Anyway, the name "iPod" never struck me as implying audio or even photos. It always seemed to be a more capable device.
 
If the labels pull out of iTunes, that does not mean I will go out and buy CDs... Many of the musicians that I buy now are able to sell direct to iTunes... Thievery Corporation, for example, have their own label.

Wouldn't that be great if the labels pulled out, artists started working directly with Apple, the same way independent artists do now, and labels did not get a single cent of the sales...

Apple may not be a label, per se, but it has distribution and marketing... to of the main functions of a label...

Screw Sony and pals
 
peterjhill said:
Wouldn't that be great if the labels pulled out, artists started working directly with Apple, the same way independent artists do now, and labels did not get a single cent of the sales...

As long as Apple doen't fall into similar expoloiting habits that seem to stereotype labels I guess so...sorta sounds like Apple is becoming a label in its own way.

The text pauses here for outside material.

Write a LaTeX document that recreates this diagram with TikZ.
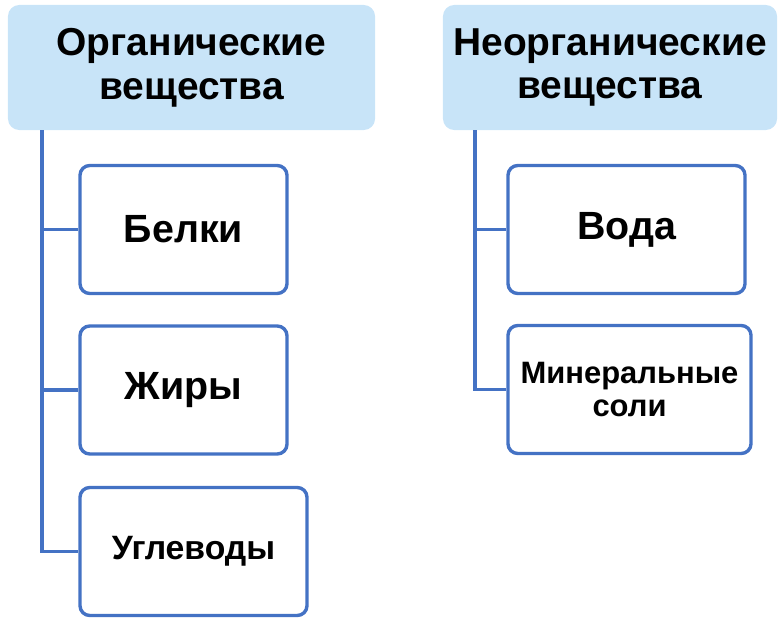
\documentclass[tikz,border=0pt]{standalone}
\usepackage{fontspec}
\setmainfont{Liberation Sans}
\definecolor{headblue}{RGB}{200, 228, 248}
\definecolor{lineblue}{RGB}{68, 114, 196}
\usetikzlibrary{positioning}

\begin{document}
\begin{tikzpicture}[
      x=0.025cm, y=-0.025cm,
      head/.style={rectangle, fill=headblue, draw=none, rounded corners=8pt,
                   minimum height=3.125cm, align=center,
                   font=\fontsize{27.7}{31}\selectfont\bfseries},
      item/.style={rectangle, draw=lineblue, fill=white, line width=2.4pt,
                   rounded corners=7pt, minimum height=3.2cm, align=center,
                   font=\fontsize{28}{31}\selectfont\bfseries},
      link/.style={draw=lineblue, line width=2.6pt}
    ]
      \useasboundingbox (0,0) rectangle (782,625);

      % Headers
      \node[head, minimum width=9.175cm] (org) at (191.5,67.5) {Органические\\вещества};
      \node[head, minimum width=8.35cm] (inorg) at (610,67.5) {Неорганические\\вещества};

      % Organic items
      \node[item, minimum width=5.175cm] (prot) at (183.5,229.5) {Белки};
      \node[item, minimum width=5.175cm] (fat) at (183.5,390) {Жиры};
      \node[item, minimum width=5.675cm, font=\fontsize{24}{28}\selectfont\bfseries] (carb) at (193.5,551.5) {Углеводы};

      % Inorganic items
      \node[item, minimum width=5.925cm] (water) at (626.5,229.5) {Вода};
      \node[item, minimum width=6.075cm, font=\fontsize{22}{23}\selectfont\bfseries] (salt) at (629.5,389.5) {Минеральные\\соли};

      % Trunks
      \coordinate (orgT) at (42,130);
      \coordinate (inorgT) at (475,130);
      \draw[link] (orgT) |- (prot.west);
      \draw[link] (orgT) |- (fat.west);
      \draw[link] (orgT) |- (carb.west);
      \draw[link] (inorgT) |- (water.west);
      \draw[link] (inorgT) |- (salt.west);
    \end{tikzpicture}
\end{document}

Time will tell? Not sure about this one.

I agree that increasing or adding different prices for different songs would send more people off to P2P to download stuff for free (or at least try to).
 
iTMS Price tiers

I would agree to pay a diferent price for diferent songs only if the price structure was set up to charge for song lenth. I will pay more for longer songs, but I wish I could pay less for shorter songs.
It might not make sense to charge less for short songs, not profitable, due to credit card companies. There could be a mechanism that allows you to pre-pay $10 or $20 and future purchases will be deducted from the credit on the account. something like the pre-payed cards you can buy at many stores.
With a setup such as this they could also allow us to choose any given song and offer diferent bitrate encodings. 128, 192, 320. a lowl bitrate will cost less and a high bitrate of the same song will cost more.
Song length and bitrate? I guess it all adds up to a per Megabyte price structure.
Do you think this bussiness model will keep the greedy moguls and the costumers happy?
 
cobra said:
I would agree to pay a diferent price for diferent songs only if the price structure was set up to charge for song lenth. I will pay more for longer songs, but I wish I could pay less for shorter songs.
It might not make sense to charge less for short songs, not profitable, due to credit card companies. There could be a mechanism that allows you to pre-pay $10 or $20 and future purchases will be deducted from the credit on the account. something like the pre-payed cards you can buy at many stores.
With a setup such as this they could also allow us to choose any given song and offer diferent bitrate encodings. 128, 192, 320. a lowl bitrate will cost less and a high bitrate of the same song will cost more.
Song length and bitrate? I guess it all adds up to a per Megabyte price structure.
Do you think this bussiness model will keep the greedy moguls and the costumers happy?

In short: No. The music companies don't care about bandwidth, song length, or quality, they care about profit. So, it would be in their best interest to charge $1.99 for a Top-40 song that is around two minutes long, this means lots of profit and lots of plays on radio.
Now, Apple cares about bandwidth and would like to charge per song size (either because of length or quality) but Apple is more interested in simplicity and consistency because they believe—correctly, I think—that consumers will be more likely to buy from something with predictable pricing.
I actually think the current Apple system is best because if nothing else everyone is unhappy, consumers, labels, and Apple. When everyone is unhappy, everyone has made concessions. It's an odd way to look at it.